The government of Kenyan President Uhuru Kenyatta (L) is attempting to regulate religion.Reuters

Kenya's government has rowed back from moves to regulate the country's churches in the face of fierce opposition from religious leaders.

New proposals unveiled last week by Kenya's Attorney-General Githu Muigai would require all religious bodies to register and for preachers to have police clearance.

All religious institutions would also be required to submit their statements of faith to a government body. Other proposed measures include requiring preachers to undergo theological training at a reputable seminary and requiring foreign pastors to hold a work permit and a recommendation from their government.

However, the proposals were denounced by the Evangelical Alliance of Kenya (EAK), the Roman Catholic Church – to which the country's President, Uhuru Kenyatta, belongs – and by representatives of the minority Muslim community.

In a reflection of the tensions created by the proposals, Kenyatta urged Githu to ensure the new rules are only implemented after "thorough and exhaustive consultations with all groups, bearing in mind the sancrosanct constitutional principles governing the freedom of religion and worship".

A spokesman said: "The President has further directed the Attorney General to ensure that the current draft regulations are subjected to further vigorous public consultations so that they in no way undermine the fundamental values and principles enshrined in the constitution, and which are a way of life for the people of Kenya."

The proposals were aimed at clamping down on rogue preachers and unscrupulous televangelists, themselves the subject of new broadcasting regulations which will ban preachers from soliciting money on air.

The scheme to regulate churches caused outrage when it was announced, with evangelicals threatening political repercussions.

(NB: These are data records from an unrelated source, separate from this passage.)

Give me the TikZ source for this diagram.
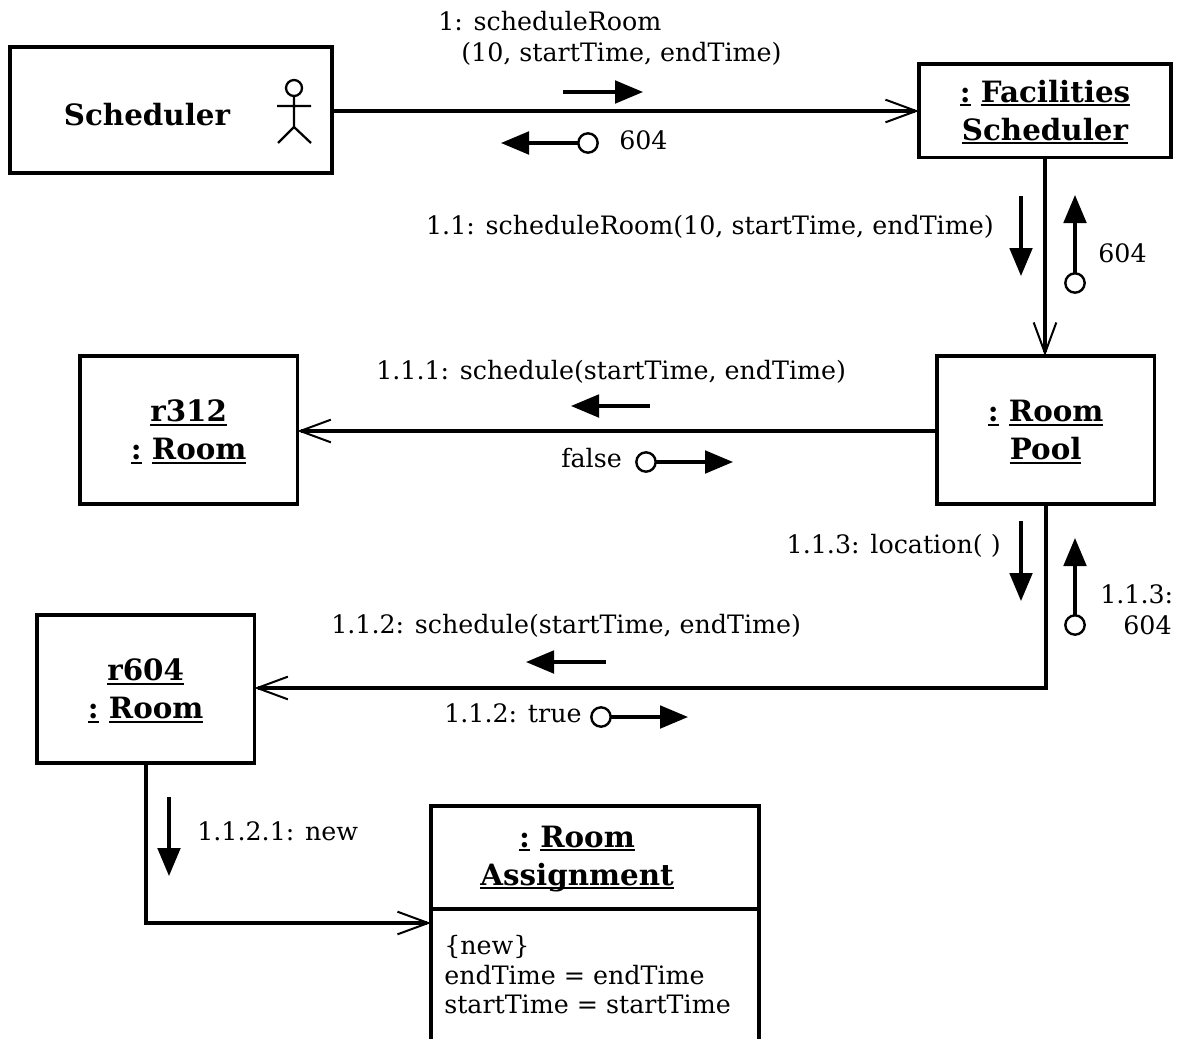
\documentclass[tikz,border=0pt]{standalone}
\usepackage{fontspec}
\setmainfont{DejaVu Serif}
\usetikzlibrary{arrows.meta}
\newcommand{\ulbox}[1]{\leavevmode\setbox0\hbox{#1}\rlap{\rule[-3pt]{\wd0}{1.6pt}}\box0\relax}
\newcommand{\liftline}{\rule{0pt}{19pt}}
\tikzset{x=0.75pt,y=-0.75pt,
 lw/.style={line width=2.3pt},
 objbox/.style={draw,line width=2.3pt,inner sep=0pt,outer sep=0pt,align=center,font=\fontsize{22}{28.5}\selectfont\bfseries},
 msg/.style={font=\fontsize{19}{23}\selectfont,inner sep=0pt,align=left},
 open/.style={-{Straight Barb[length=23pt,width=17pt,line width=1.5pt]}},
 flow/.style={-{Triangle[length=21pt,width=17pt]},line width=2.3pt},
 ret/.style={draw,circle,line width=1.8pt,minimum size=14.5pt,inner sep=0pt,outer sep=0pt}
}
\begin{document}
\begin{tikzpicture}
\useasboundingbox (0,0) rectangle (1178,1039);
\node[objbox,minimum width=241.5pt,minimum height=94.5pt,anchor=north west] (sched) at (10,47) {};
\node[font=\fontsize{22}{28}\selectfont\bfseries,inner sep=0pt] (schedt) at (147,115) {Scheduler};
\node[draw,circle,line width=1.7pt,minimum size=12pt,inner sep=0pt,outer sep=0pt] (head) at (294,88) {};
\coordinate (hip) at (294,127);
\coordinate (armL) at (277,106);
\coordinate (armR) at (311,106);
\coordinate (footL) at (278,143);
\coordinate (footR) at (311,143);
\draw[line width=1.7pt] (head.south) -- (hip) (armL) -- (armR) (footL) -- (hip) -- (footR);
\node[objbox,minimum width=189pt,minimum height=70pt,anchor=north west] (fac) at (919,64) {\liftline\ulbox{:} \ulbox{Facilities}\\\ulbox{Scheduler}};
\node[objbox,minimum width=163pt,minimum height=111pt,anchor=north west] (pool) at (937,356) {\liftline\ulbox{:} \ulbox{Room}\\\ulbox{Pool}};
\node[objbox,minimum width=163pt,minimum height=111pt,anchor=north west] (r312) at (80,356) {\liftline\ulbox{r312}\\\ulbox{:} \ulbox{Room}};
\node[objbox,minimum width=163pt,minimum height=111pt,anchor=north west] (r604) at (37,615) {\liftline\ulbox{r604}\\\ulbox{:} \ulbox{Room}};
% room assignment
\coordinate (raTL) at (431,806);
\coordinate (raTR) at (759,806);
\coordinate (raBL) at (431,1039);
\coordinate (raBR) at (759,1039);
\coordinate (raML) at (431,909);
\coordinate (raMR) at (759,909);
\draw[lw] (raBL) -- (raTL) -- (raTR) -- (raBR) (raML) -- (raMR);
\node[font=\fontsize{22}{28.5}\selectfont\bfseries,align=center,inner sep=0pt] (rat) at (577,859) {\ulbox{:} \ulbox{Room}\\\ulbox{Assignment}};
\node[msg,anchor=north west,font=\fontsize{19}{22.3}\selectfont] (rab) at (444,935) {\{new\}\\endTime = endTime\\startTime = startTime};
% connectors
\coordinate (c1) at (333,111);
\draw[lw,open] (c1) -- (fac.west |- c1);
\coordinate (c2) at (1045,157);
\coordinate (c2e) at (1045,356);
\draw[lw,open] (c2) -- (c2e);
\coordinate (c3) at (937,431);
\draw[lw,open] (c3) -- (r312.east |- c3);
\coordinate (c4) at (1046,504);
\coordinate (c4b) at (1046,688);
\draw[lw,open] (c4) -- (c4b) -- (r604.east |- c4b);
\coordinate (c5) at (146,763);
\coordinate (c5b) at (146,923);
\coordinate (c5e) at (431,923);
\draw[lw,open] (c5) -- (c5b) -- (c5e);
% message arrows
\coordinate (a1) at (563,92); \coordinate (a1e) at (643,92);
\draw[flow] (a1) -- (a1e);
\node[ret] (o2) at (588,143) {};
\coordinate (a2e) at (501,143);
\draw[flow] (o2) -- (a2e);
\coordinate (a3) at (1021,196); \coordinate (a3e) at (1021,276);
\draw[flow] (a3) -- (a3e);
\node[ret] (o4) at (1075,283) {};
\coordinate (a4e) at (1075,195);
\draw[flow] (o4) -- (a4e);
\coordinate (a5) at (650,406); \coordinate (a5e) at (571,406);
\draw[flow] (a5) -- (a5e);
\node[ret] (o6) at (646,462) {};
\coordinate (a6e) at (733,462);
\draw[flow] (o6) -- (a6e);
\coordinate (a7) at (1021,521); \coordinate (a7e) at (1021,601);
\draw[flow] (a7) -- (a7e);
\node[ret] (o8) at (1075,625) {};
\coordinate (a8e) at (1075,538);
\draw[flow] (o8) -- (a8e);
\coordinate (a9) at (606,662); \coordinate (a9e) at (526,662);
\draw[flow] (a9) -- (a9e);
\node[ret] (o10) at (601,717) {};
\coordinate (a10e) at (688,717);
\draw[flow] (o10) -- (a10e);
\coordinate (a11) at (169,797); \coordinate (a11e) at (169,876);
\draw[flow] (a11) -- (a11e);
% labels
\node[msg,anchor=west] (l1) at (438,21) {1: scheduleRoom};
\node[msg,anchor=west] (l1b) at (461,54) {(10, startTime, endTime)};
\node[msg,anchor=west] (l2) at (619,140) {604};
\node[msg,anchor=east] (l3) at (994,227) {1.1: scheduleRoom(10, startTime, endTime)};
\node[msg,anchor=west] (l4) at (1098,253) {604};
\node[msg,anchor=west] (l5) at (376,372) {1.1.1: schedule(startTime, endTime)};
\node[msg,anchor=west] (l6) at (561,458) {false};
\node[msg,anchor=east] (l7) at (1001,546) {1.1.3: location( )};
\node[msg,anchor=west] (l8) at (1100,594) {1.1.3:};
\node[msg,anchor=west] (l8b) at (1123,625) {604};
\node[msg,anchor=west] (l9) at (331,626) {1.1.2: schedule(startTime, endTime)};
\node[msg,anchor=west] (l10) at (444,713) {1.1.2: true};
\node[msg,anchor=west] (l11) at (197,831) {1.1.2.1: new};
\end{tikzpicture}
\end{document}
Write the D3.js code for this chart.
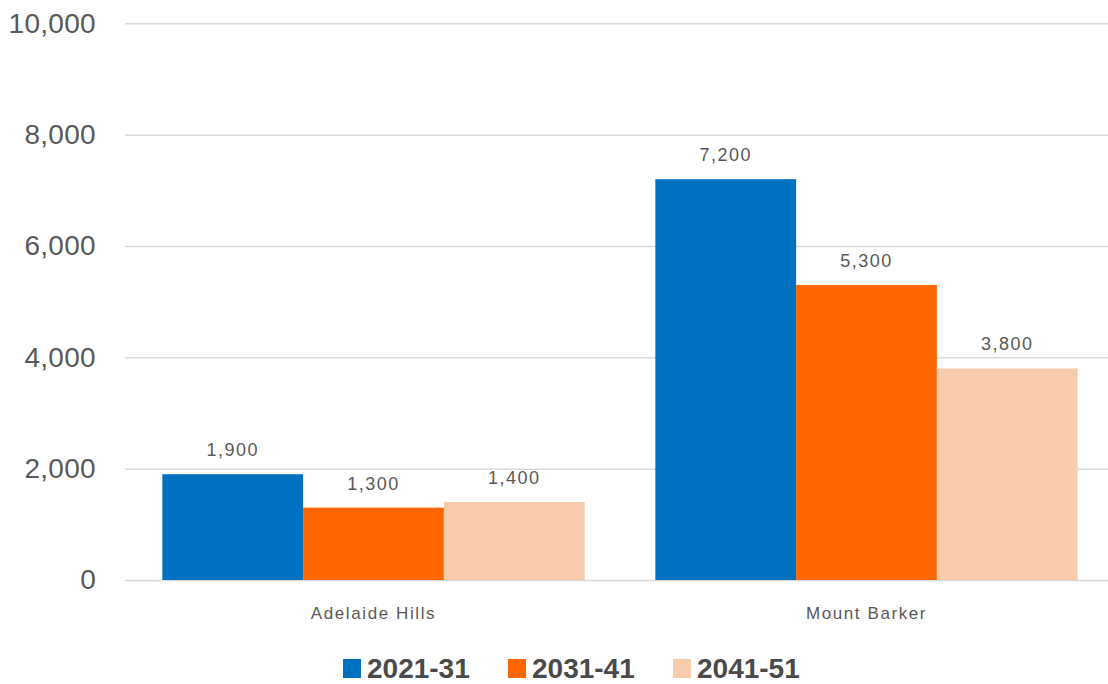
<!DOCTYPE html>
<html>
<head>
<meta charset="utf-8">
<script src="https://cdn.jsdelivr.net/npm/d3@7"></script>
<style>
  html, body { margin: 0; padding: 0; background: #ffffff; }
  svg { display: block; }
</style>
</head>
<body>
<svg id="chart" width="1108" height="684"></svg>
<script>
const categories = ["Adelaide Hills", "Mount Barker"];
const seriesNames = ["2021-31", "2031-41", "2041-51"];
const series2021 = [1900, 7200];
const series2031 = [1300, 5300];
const series2041 = [1400, 3800];
const yTicks = [0, 2000, 4000, 6000, 8000, 10000];
const colors = ["#0070C0", "#FF6600", "#F8CBAD"];

const seriesValues = [series2021, series2031, series2041];
const data = categories.map((c, i) => ({
  cat: c,
  vals: seriesNames.map((s, j) => ({ key: s, value: seriesValues[j][i], color: colors[j] }))
}));

const svg = d3.select("#chart");
const fmt = d3.format(",");

const y = d3.scaleLinear().domain([0, 10000]).range([580, 23.3]);
const x0 = d3.scaleBand().domain(categories).range([127, 1113])
  .paddingInner(0.1434).paddingOuter(0.0717);
const x1 = d3.scaleBand().domain(seriesNames).range([0, x0.bandwidth()]).padding(0);

// gridlines
const yAxis = d3.axisLeft(y).tickValues(yTicks).tickSize(-(1108 - 125)).tickFormat(fmt).tickPadding(29);
const gy = svg.append("g").attr("transform", "translate(125,0)").call(yAxis);
gy.select(".domain").remove();
gy.selectAll(".tick line").attr("stroke", "#d9d9d9").attr("stroke-width", 1.5);
gy.selectAll(".tick text")
  .attr("fill", "#595959")
  .style("font-family", "'Liberation Sans', Arial, sans-serif")
  .style("font-size", "28px")
  .style("letter-spacing", "0.3px");

// bars
const groups = svg.append("g").selectAll("g").data(data).join("g")
  .attr("transform", d => `translate(${x0(d.cat)},0)`);

groups.selectAll("rect").data(d => d.vals).join("rect")
  .attr("x", d => x1(d.key))
  .attr("width", x1.bandwidth())
  .attr("y", d => y(d.value))
  .attr("height", d => y(0) - y(d.value))
  .attr("fill", d => d.color);

groups.selectAll("text.val").data(d => d.vals).join("text")
  .attr("class", "val")
  .attr("x", d => x1(d.key) + x1.bandwidth() / 2)
  .attr("y", d => y(d.value) - 18)
  .attr("text-anchor", "middle")
  .attr("fill", "#595959")
  .style("font-family", "'Liberation Sans', Arial, sans-serif")
  .style("font-size", "18px")
  .style("letter-spacing", "1.5px")
  .text(d => fmt(d.value));

// category axis labels
const xAxis = d3.axisBottom(x0).tickSize(0).tickPadding(0);
const gx = svg.append("g").attr("transform", "translate(0,605)").call(xAxis);
gx.select(".domain").remove();
gx.selectAll(".tick text")
  .attr("fill", "#595959")
  .attr("dy", "0.8em")
  .style("font-family", "'Liberation Sans', Arial, sans-serif")
  .style("font-size", "17px")
  .style("letter-spacing", "1.6px");

// legend
const legend = svg.append("g").attr("transform", "translate(343,0)");
const items = legend.selectAll("g").data(seriesNames).join("g")
  .attr("transform", (d, i) => `translate(${i * 165},0)`);
items.append("rect").attr("x", 0).attr("y", 659).attr("width", 18).attr("height", 19)
  .attr("fill", (d, i) => colors[i]);
items.append("text").attr("x", 24).attr("y", 678)
  .attr("fill", "#4a4a4a")
  .style("font-family", "'Liberation Sans', Arial, sans-serif")
  .style("font-weight", "bold")
  .style("font-size", "28px")
  .text(d => d);
</script>
</body>
</html>
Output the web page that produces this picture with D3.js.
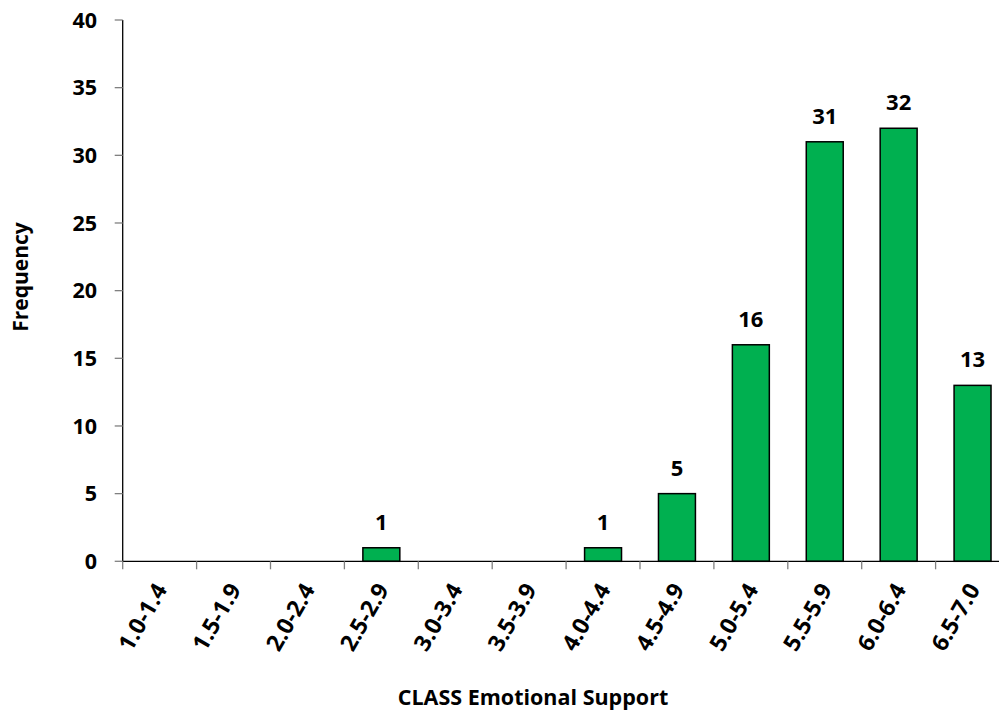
<!DOCTYPE html>
<html><head><meta charset="utf-8">
<script src="https://cdn.jsdelivr.net/npm/d3@7"></script>
<style>body{margin:0;background:#fff;} text{font-family:"Open Sans",sans-serif;font-weight:bold;fill:#000;}</style>
</head><body><svg id="c" width="999" height="725"></svg>
<script>
const categories = ["1.0-1.4","1.5-1.9","2.0-2.4","2.5-2.9","3.0-3.4","3.5-3.9","4.0-4.4","4.5-4.9","5.0-5.4","5.5-5.9","6.0-6.4","6.5-7.0"];
const frequencies = [0,0,0,1,0,0,1,5,16,31,32,13];
const yTicks = [0,5,10,15,20,25,30,35,40];
const xTitle = "CLASS Emotional Support";
const yTitle = "Frequency";

(function(){
const svg = d3.select("#c");
const pLeft = 122.7, step = 73.9, pTop = 20, pBottom = 561.3;
const x = d3.scaleBand().domain(categories).range([pLeft, pLeft + step*categories.length]).padding(0);
const y = d3.scaleLinear().domain([0,40]).range([pBottom, pTop]);

// y axis
svg.append("line").attr("x1",pLeft).attr("x2",pLeft).attr("y1",pTop).attr("y2",pBottom).attr("stroke","#000").attr("stroke-width",1.3);
yTicks.forEach(t=>{
  svg.append("line").attr("x1",pLeft-8).attr("x2",pLeft).attr("y1",y(t)).attr("y2",y(t)).attr("stroke","#808080").attr("stroke-width",1.3);
  svg.append("text").attr("x",97).attr("y",y(t)).attr("dy","0.36em").attr("text-anchor","end").attr("font-size",21.5).text(t);
});

// bars
const bw = x.bandwidth()*0.5;
categories.forEach((c,i)=>{
  const v = frequencies[i];
  if(v>0){
    svg.append("rect").attr("x",x(c)+x.bandwidth()*0.25).attr("width",bw)
      .attr("y",y(v)).attr("height",y(0)-y(v))
      .attr("fill","#00B050").attr("stroke","#000").attr("stroke-width",1.5);
    svg.append("text").attr("x",x(c)+x.bandwidth()/2).attr("y",y(v)-18).attr("text-anchor","middle").attr("font-size",22).text(v);
  }
});

// x axis
svg.append("line").attr("x1",pLeft).attr("x2",999).attr("y1",pBottom).attr("y2",pBottom).attr("stroke","#000").attr("stroke-width",1.3);
categories.forEach((c,i)=>{
  svg.append("line").attr("x1",x(c)).attr("x2",x(c)).attr("y1",pBottom).attr("y2",pBottom+8).attr("stroke","#808080").attr("stroke-width",1.3);
  const cx = x(c)+x.bandwidth()/2;
  svg.append("text").attr("transform",`translate(${cx+1},${pBottom+24}) rotate(-60)`).attr("text-anchor","end").attr("dy","0.36em").attr("font-size",23).text(c);
});

svg.append("text").attr("x",533).attr("y",705).attr("text-anchor","middle").attr("font-size",21.5).text(xTitle);
svg.append("text").attr("transform","translate(28,277) rotate(-90)").attr("text-anchor","middle").attr("font-size",21).text(yTitle);
})();
</script></body></html>
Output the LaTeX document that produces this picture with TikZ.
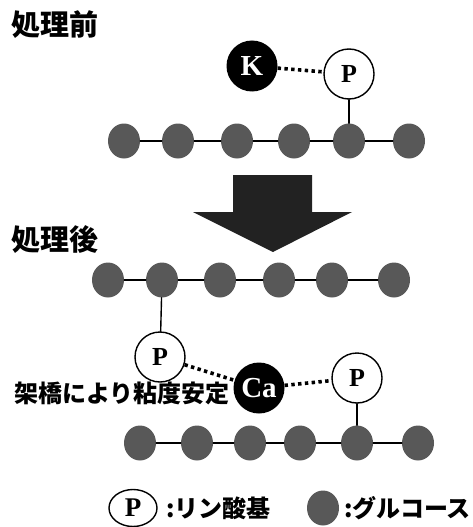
\documentclass[tikz,border=0pt]{standalone}
\usepackage{fontspec}
\setmainfont{Liberation Serif}
\newfontfamily\jpfont{Noto Sans CJK JP}
\newfontfamily\jpheavy{Noto Sans CJK JP Black}
\usetikzlibrary{shapes.geometric}

\definecolor{glucosegray}{HTML}{585858}
\definecolor{arrowdark}{HTML}{222222}

\tikzset{
  glc/.style={ellipse,fill=glucosegray,minimum width=32pt,minimum height=35pt,inner sep=0pt},
  phos/.style={circle,draw,line width=1.4pt,fill=white,minimum size=50pt,inner sep=0pt,
    font=\fontsize{26}{26}\selectfont\bfseries},
  ion/.style={circle,fill=black,text=white,minimum size=51pt,inner sep=0pt,
    font=\fontsize{29}{29}\selectfont\bfseries},
  bond/.style={line width=1.4pt},
  ionic/.style={line width=3.6pt,line cap=butt,dash pattern=on 3.4pt off 3.4pt},
  heading/.style={anchor=west,inner sep=0pt,font=\jpheavy\fontsize{29}{29}\selectfont},
  jplabel/.style={anchor=west,inner sep=0pt,font=\jpfont\bfseries\fontsize{24}{24}\selectfont},
}

\begin{document}
\begin{tikzpicture}[x=1pt,y=-1pt,line cap=round,line join=round]
  \useasboundingbox (0,0) rectangle (473,527);

  % Before treatment: K bound to the phosphate group.
  \node[heading] (before) at (11,25) {処理前};
  \foreach \x [count=\i] in {124,178,237,294,349,409}
    \node[glc] (a\i) at (\x,141) {};
  \foreach \i/\j in {1/2,2/3,3/4,4/5,5/6}
    \draw[bond] (a\i) -- (a\j);
  \node[ion] (k) at (252,66) {K};
  \node[phos] (pa) at (349,74) {P};
  \draw[bond] (pa) -- (a5);
  \draw[ionic] (k) -- (pa);

  % Block arrow.
  \fill[arrowdark] (233,175) -- (312,175) -- (312,212) -- (352,212)
    -- (273,252) -- (193,212) -- (233,212) -- cycle;

  % After treatment: Ca bridges two chains.
  \node[heading] (after) at (11,240) {処理後};
  \foreach \x [count=\i] in {108,162,220,279,332,394}
    \node[glc] (b\i) at (\x,280) {};
  \foreach \x [count=\i] in {140,197,250,300,357,418}
    \node[glc] (c\i) at (\x,443) {};
  \foreach \i/\j in {1/2,2/3,3/4,4/5,5/6} {
    \draw[bond] (b\i) -- (b\j);
    \draw[bond] (c\i) -- (c\j);
  }
  \node[phos] (pb) at (160,357) {P};
  \node[phos] (pc) at (357,378) {P};
  \node[ion] (ca) at (259,388) {Ca};
  \draw[bond] (pb) -- (b2);
  \draw[bond] (pc) -- (c5);
  \draw[ionic] (pb) -- (ca);
  \draw[ionic] (ca) -- (pc);
  \node[jplabel] (note) at (14,393) {架橋により粘度安定};

  % Legend.
  \node[ellipse,draw,line width=1.4pt,minimum width=48pt,minimum height=37pt,inner sep=0pt,
    font=\fontsize{27}{27}\selectfont\bfseries] (legp) at (133,508) {P};
  \node[jplabel] (legptext) at (166,508) {:リン酸基};
  \node[glc] (legg) at (323,508) {};
  \node[jplabel] (leggtext) at (344,508) {:グルコース};
\end{tikzpicture}
\end{document}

It is not clear whether they will be satisfied after the president's intervention.  

According to the Daily Nation newspaper, the EAK said it would launch a campaign to obtain three million signatures to block the government from enforcing the proposals.

"Registration of churches was stopped since 2014. We believe this is meant to stop evangelism and growth of the church since other societies are being registered freely," said EAK chairman Bishop Mark Kariuki. He warned that the move would be an election issue next year, saying: "2017 is very close and we will not hesitate to use those [voter] cards."

He said: "The church in Kenya is under attack... yes, it is under persecution. But do you know why we are under attack? It's because we remained quiet for a long time and we upheld the teachings that if one slaps you on one cheek you should give him the other cheek.

"Now we have been slapped on both sides. We now have to stand up and say nobody spoke about the third slap!"

The EAK claims evangelicals in Kenya number around 10 million in about 38,000 congregations, or 32 per cent of the population.

According to The Standard newspaper, the Supreme Council of Kenya Muslims said the proposals could violate "freedom of worship and amount to a clampdown on religious institutions".

In a letter to President Kenyatta from the Chairman of the Kenya Conference of Catholic Bishops, the Rt Rev Philip Anyolo and a number of senior Catholic clerics said the new rules would have negative impact on evangelisation and were unconstitutional.

"The Constitution draws a very clear line between the State and religion, while the same law is also explicitly clear on the freedom of worship," they said, adding: "Is this not, therefore, a clear violation of the Constitution?"

The letter also said: "The Catholic Church is a people of God. As such, the state cannot purport to audit the faith of the people of God."